Entries with chart source code
——————
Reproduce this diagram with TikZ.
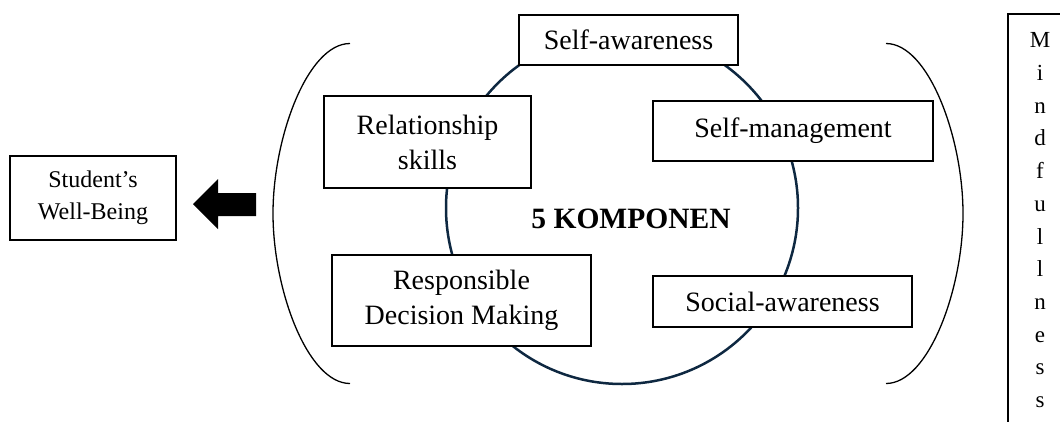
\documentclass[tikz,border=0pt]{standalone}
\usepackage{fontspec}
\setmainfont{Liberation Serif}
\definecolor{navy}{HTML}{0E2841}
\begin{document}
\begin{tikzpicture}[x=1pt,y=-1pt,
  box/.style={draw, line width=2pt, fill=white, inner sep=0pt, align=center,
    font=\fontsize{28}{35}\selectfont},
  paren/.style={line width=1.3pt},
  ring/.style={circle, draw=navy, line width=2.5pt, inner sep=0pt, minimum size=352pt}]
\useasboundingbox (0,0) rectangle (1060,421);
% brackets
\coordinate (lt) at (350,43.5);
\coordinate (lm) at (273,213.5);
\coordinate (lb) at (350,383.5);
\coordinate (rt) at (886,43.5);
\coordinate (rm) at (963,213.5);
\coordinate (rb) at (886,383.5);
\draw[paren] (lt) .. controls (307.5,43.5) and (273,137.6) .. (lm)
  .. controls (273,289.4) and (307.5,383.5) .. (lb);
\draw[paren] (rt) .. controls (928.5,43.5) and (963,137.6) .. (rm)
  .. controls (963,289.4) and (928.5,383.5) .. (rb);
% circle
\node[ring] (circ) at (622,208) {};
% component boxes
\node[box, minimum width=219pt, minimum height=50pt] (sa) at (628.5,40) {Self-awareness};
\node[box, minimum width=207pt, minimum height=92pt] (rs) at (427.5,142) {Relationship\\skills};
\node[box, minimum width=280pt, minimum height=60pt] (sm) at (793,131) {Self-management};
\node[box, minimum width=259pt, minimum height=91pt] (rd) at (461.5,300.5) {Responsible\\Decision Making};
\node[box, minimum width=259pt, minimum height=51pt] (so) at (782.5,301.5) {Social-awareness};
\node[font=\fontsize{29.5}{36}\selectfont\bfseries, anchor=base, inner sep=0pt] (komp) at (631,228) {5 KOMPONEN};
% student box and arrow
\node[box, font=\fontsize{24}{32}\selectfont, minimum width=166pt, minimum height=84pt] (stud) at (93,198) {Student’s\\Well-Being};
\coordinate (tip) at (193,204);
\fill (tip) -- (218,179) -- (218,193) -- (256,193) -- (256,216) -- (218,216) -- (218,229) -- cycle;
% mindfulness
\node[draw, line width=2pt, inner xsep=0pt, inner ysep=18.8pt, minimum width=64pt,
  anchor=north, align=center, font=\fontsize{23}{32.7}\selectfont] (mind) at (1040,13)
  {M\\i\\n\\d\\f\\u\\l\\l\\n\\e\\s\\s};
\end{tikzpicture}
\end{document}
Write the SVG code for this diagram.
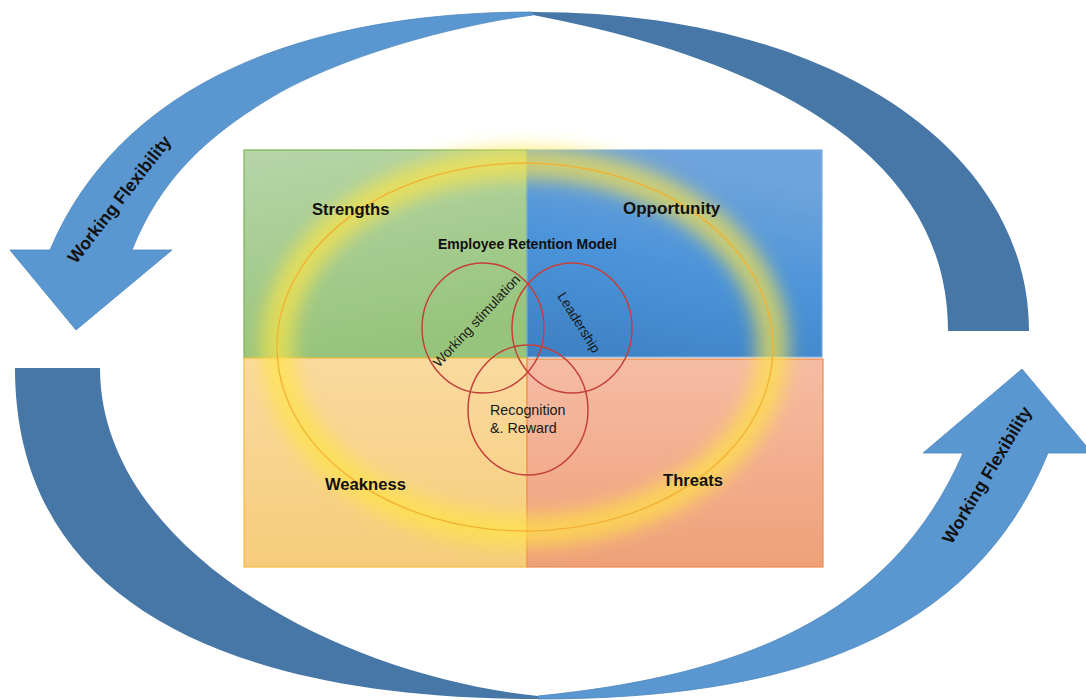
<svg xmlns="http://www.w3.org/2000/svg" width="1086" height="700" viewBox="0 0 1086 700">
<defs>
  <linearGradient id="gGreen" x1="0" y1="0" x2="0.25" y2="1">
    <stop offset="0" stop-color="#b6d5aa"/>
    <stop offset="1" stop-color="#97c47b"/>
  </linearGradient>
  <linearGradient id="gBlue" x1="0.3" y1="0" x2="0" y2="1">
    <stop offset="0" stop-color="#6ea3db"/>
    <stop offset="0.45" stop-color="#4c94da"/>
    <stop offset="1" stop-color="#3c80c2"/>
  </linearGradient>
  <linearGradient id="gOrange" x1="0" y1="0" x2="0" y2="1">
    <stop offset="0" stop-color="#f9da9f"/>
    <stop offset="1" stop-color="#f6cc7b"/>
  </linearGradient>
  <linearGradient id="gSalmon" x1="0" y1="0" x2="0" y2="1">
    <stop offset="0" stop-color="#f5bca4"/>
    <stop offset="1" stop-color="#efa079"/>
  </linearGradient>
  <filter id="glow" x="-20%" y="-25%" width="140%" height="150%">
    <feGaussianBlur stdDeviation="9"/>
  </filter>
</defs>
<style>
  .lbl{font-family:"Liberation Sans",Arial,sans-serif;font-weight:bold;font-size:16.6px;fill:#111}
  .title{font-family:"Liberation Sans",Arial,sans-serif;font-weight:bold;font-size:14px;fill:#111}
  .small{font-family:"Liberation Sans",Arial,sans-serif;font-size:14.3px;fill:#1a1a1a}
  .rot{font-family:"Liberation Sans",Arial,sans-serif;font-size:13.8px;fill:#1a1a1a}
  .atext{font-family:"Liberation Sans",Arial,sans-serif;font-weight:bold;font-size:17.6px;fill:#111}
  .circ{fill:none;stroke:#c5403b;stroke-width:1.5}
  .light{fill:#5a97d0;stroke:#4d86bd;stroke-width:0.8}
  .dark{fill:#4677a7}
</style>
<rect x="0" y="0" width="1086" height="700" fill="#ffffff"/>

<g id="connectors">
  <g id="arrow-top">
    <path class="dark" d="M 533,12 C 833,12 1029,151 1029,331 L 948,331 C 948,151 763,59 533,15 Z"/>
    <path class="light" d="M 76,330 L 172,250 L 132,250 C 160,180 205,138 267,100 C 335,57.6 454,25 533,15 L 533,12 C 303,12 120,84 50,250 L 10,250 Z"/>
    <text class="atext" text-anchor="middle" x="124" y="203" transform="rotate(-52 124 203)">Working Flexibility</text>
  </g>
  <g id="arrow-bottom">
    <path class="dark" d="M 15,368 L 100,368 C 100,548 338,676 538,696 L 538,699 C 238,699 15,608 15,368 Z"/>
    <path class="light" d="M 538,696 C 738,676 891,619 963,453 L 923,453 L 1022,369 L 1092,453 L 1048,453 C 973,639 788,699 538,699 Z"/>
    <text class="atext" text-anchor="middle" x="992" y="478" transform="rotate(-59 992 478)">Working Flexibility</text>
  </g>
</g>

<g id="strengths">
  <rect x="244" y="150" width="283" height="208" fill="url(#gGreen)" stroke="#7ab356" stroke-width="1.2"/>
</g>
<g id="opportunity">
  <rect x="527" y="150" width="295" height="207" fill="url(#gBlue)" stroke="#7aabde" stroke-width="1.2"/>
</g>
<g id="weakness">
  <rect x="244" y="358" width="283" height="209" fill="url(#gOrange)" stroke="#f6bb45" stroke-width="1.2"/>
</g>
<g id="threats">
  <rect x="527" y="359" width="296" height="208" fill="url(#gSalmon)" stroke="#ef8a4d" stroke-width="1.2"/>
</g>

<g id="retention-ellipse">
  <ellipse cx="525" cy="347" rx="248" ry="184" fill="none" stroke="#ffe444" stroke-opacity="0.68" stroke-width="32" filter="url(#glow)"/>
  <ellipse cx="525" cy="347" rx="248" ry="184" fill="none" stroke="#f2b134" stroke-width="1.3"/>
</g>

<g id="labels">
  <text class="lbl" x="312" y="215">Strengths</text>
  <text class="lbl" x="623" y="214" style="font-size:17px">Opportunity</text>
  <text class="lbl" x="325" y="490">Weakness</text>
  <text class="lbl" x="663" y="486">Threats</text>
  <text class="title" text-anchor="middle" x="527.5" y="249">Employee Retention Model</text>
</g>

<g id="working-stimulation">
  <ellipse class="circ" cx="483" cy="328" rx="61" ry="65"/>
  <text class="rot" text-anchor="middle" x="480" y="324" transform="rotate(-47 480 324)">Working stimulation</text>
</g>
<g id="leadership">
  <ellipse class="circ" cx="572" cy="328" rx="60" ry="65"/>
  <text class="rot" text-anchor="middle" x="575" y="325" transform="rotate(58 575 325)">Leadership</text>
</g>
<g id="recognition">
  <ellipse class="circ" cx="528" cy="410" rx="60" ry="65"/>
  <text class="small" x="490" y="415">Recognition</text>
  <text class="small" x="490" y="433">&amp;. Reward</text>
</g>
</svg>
——————
== THE REQUEST ==
Write out the records above once more, word for word, with no pictures.

== RESULT OF THIS TASK ==
Reproduce this diagram with TikZ.
\documentclass[tikz,border=0pt]{standalone}
\usepackage{fontspec}
\setmainfont{Liberation Serif}
\definecolor{navy}{HTML}{0E2841}
\begin{document}
\begin{tikzpicture}[x=1pt,y=-1pt,
  box/.style={draw, line width=2pt, fill=white, inner sep=0pt, align=center,
    font=\fontsize{28}{35}\selectfont},
  paren/.style={line width=1.3pt},
  ring/.style={circle, draw=navy, line width=2.5pt, inner sep=0pt, minimum size=352pt}]
\useasboundingbox (0,0) rectangle (1060,421);
% brackets
\coordinate (lt) at (350,43.5);
\coordinate (lm) at (273,213.5);
\coordinate (lb) at (350,383.5);
\coordinate (rt) at (886,43.5);
\coordinate (rm) at (963,213.5);
\coordinate (rb) at (886,383.5);
\draw[paren] (lt) .. controls (307.5,43.5) and (273,137.6) .. (lm)
  .. controls (273,289.4) and (307.5,383.5) .. (lb);
\draw[paren] (rt) .. controls (928.5,43.5) and (963,137.6) .. (rm)
  .. controls (963,289.4) and (928.5,383.5) .. (rb);
% circle
\node[ring] (circ) at (622,208) {};
% component boxes
\node[box, minimum width=219pt, minimum height=50pt] (sa) at (628.5,40) {Self-awareness};
\node[box, minimum width=207pt, minimum height=92pt] (rs) at (427.5,142) {Relationship\\skills};
\node[box, minimum width=280pt, minimum height=60pt] (sm) at (793,131) {Self-management};
\node[box, minimum width=259pt, minimum height=91pt] (rd) at (461.5,300.5) {Responsible\\Decision Making};
\node[box, minimum width=259pt, minimum height=51pt] (so) at (782.5,301.5) {Social-awareness};
\node[font=\fontsize{29.5}{36}\selectfont\bfseries, anchor=base, inner sep=0pt] (komp) at (631,228) {5 KOMPONEN};
% student box and arrow
\node[box, font=\fontsize{24}{32}\selectfont, minimum width=166pt, minimum height=84pt] (stud) at (93,198) {Student’s\\Well-Being};
\coordinate (tip) at (193,204);
\fill (tip) -- (218,179) -- (218,193) -- (256,193) -- (256,216) -- (218,216) -- (218,229) -- cycle;
% mindfulness
\node[draw, line width=2pt, inner xsep=0pt, inner ysep=18.8pt, minimum width=64pt,
  anchor=north, align=center, font=\fontsize{23}{32.7}\selectfont] (mind) at (1040,13)
  {M\\i\\n\\d\\f\\u\\l\\l\\n\\e\\s\\s};
\end{tikzpicture}
\end{document}
Write the SVG code for this diagram.
<svg xmlns="http://www.w3.org/2000/svg" width="1086" height="700" viewBox="0 0 1086 700">
<defs>
  <linearGradient id="gGreen" x1="0" y1="0" x2="0.25" y2="1">
    <stop offset="0" stop-color="#b6d5aa"/>
    <stop offset="1" stop-color="#97c47b"/>
  </linearGradient>
  <linearGradient id="gBlue" x1="0.3" y1="0" x2="0" y2="1">
    <stop offset="0" stop-color="#6ea3db"/>
    <stop offset="0.45" stop-color="#4c94da"/>
    <stop offset="1" stop-color="#3c80c2"/>
  </linearGradient>
  <linearGradient id="gOrange" x1="0" y1="0" x2="0" y2="1">
    <stop offset="0" stop-color="#f9da9f"/>
    <stop offset="1" stop-color="#f6cc7b"/>
  </linearGradient>
  <linearGradient id="gSalmon" x1="0" y1="0" x2="0" y2="1">
    <stop offset="0" stop-color="#f5bca4"/>
    <stop offset="1" stop-color="#efa079"/>
  </linearGradient>
  <filter id="glow" x="-20%" y="-25%" width="140%" height="150%">
    <feGaussianBlur stdDeviation="9"/>
  </filter>
</defs>
<style>
  .lbl{font-family:"Liberation Sans",Arial,sans-serif;font-weight:bold;font-size:16.6px;fill:#111}
  .title{font-family:"Liberation Sans",Arial,sans-serif;font-weight:bold;font-size:14px;fill:#111}
  .small{font-family:"Liberation Sans",Arial,sans-serif;font-size:14.3px;fill:#1a1a1a}
  .rot{font-family:"Liberation Sans",Arial,sans-serif;font-size:13.8px;fill:#1a1a1a}
  .atext{font-family:"Liberation Sans",Arial,sans-serif;font-weight:bold;font-size:17.6px;fill:#111}
  .circ{fill:none;stroke:#c5403b;stroke-width:1.5}
  .light{fill:#5a97d0;stroke:#4d86bd;stroke-width:0.8}
  .dark{fill:#4677a7}
</style>
<rect x="0" y="0" width="1086" height="700" fill="#ffffff"/>

<g id="connectors">
  <g id="arrow-top">
    <path class="dark" d="M 533,12 C 833,12 1029,151 1029,331 L 948,331 C 948,151 763,59 533,15 Z"/>
    <path class="light" d="M 76,330 L 172,250 L 132,250 C 160,180 205,138 267,100 C 335,57.6 454,25 533,15 L 533,12 C 303,12 120,84 50,250 L 10,250 Z"/>
    <text class="atext" text-anchor="middle" x="124" y="203" transform="rotate(-52 124 203)">Working Flexibility</text>
  </g>
  <g id="arrow-bottom">
    <path class="dark" d="M 15,368 L 100,368 C 100,548 338,676 538,696 L 538,699 C 238,699 15,608 15,368 Z"/>
    <path class="light" d="M 538,696 C 738,676 891,619 963,453 L 923,453 L 1022,369 L 1092,453 L 1048,453 C 973,639 788,699 538,699 Z"/>
    <text class="atext" text-anchor="middle" x="992" y="478" transform="rotate(-59 992 478)">Working Flexibility</text>
  </g>
</g>

<g id="strengths">
  <rect x="244" y="150" width="283" height="208" fill="url(#gGreen)" stroke="#7ab356" stroke-width="1.2"/>
</g>
<g id="opportunity">
  <rect x="527" y="150" width="295" height="207" fill="url(#gBlue)" stroke="#7aabde" stroke-width="1.2"/>
</g>
<g id="weakness">
  <rect x="244" y="358" width="283" height="209" fill="url(#gOrange)" stroke="#f6bb45" stroke-width="1.2"/>
</g>
<g id="threats">
  <rect x="527" y="359" width="296" height="208" fill="url(#gSalmon)" stroke="#ef8a4d" stroke-width="1.2"/>
</g>

<g id="retention-ellipse">
  <ellipse cx="525" cy="347" rx="248" ry="184" fill="none" stroke="#ffe444" stroke-opacity="0.68" stroke-width="32" filter="url(#glow)"/>
  <ellipse cx="525" cy="347" rx="248" ry="184" fill="none" stroke="#f2b134" stroke-width="1.3"/>
</g>

<g id="labels">
  <text class="lbl" x="312" y="215">Strengths</text>
  <text class="lbl" x="623" y="214" style="font-size:17px">Opportunity</text>
  <text class="lbl" x="325" y="490">Weakness</text>
  <text class="lbl" x="663" y="486">Threats</text>
  <text class="title" text-anchor="middle" x="527.5" y="249">Employee Retention Model</text>
</g>

<g id="working-stimulation">
  <ellipse class="circ" cx="483" cy="328" rx="61" ry="65"/>
  <text class="rot" text-anchor="middle" x="480" y="324" transform="rotate(-47 480 324)">Working stimulation</text>
</g>
<g id="leadership">
  <ellipse class="circ" cx="572" cy="328" rx="60" ry="65"/>
  <text class="rot" text-anchor="middle" x="575" y="325" transform="rotate(58 575 325)">Leadership</text>
</g>
<g id="recognition">
  <ellipse class="circ" cx="528" cy="410" rx="60" ry="65"/>
  <text class="small" x="490" y="415">Recognition</text>
  <text class="small" x="490" y="433">&amp;. Reward</text>
</g>
</svg>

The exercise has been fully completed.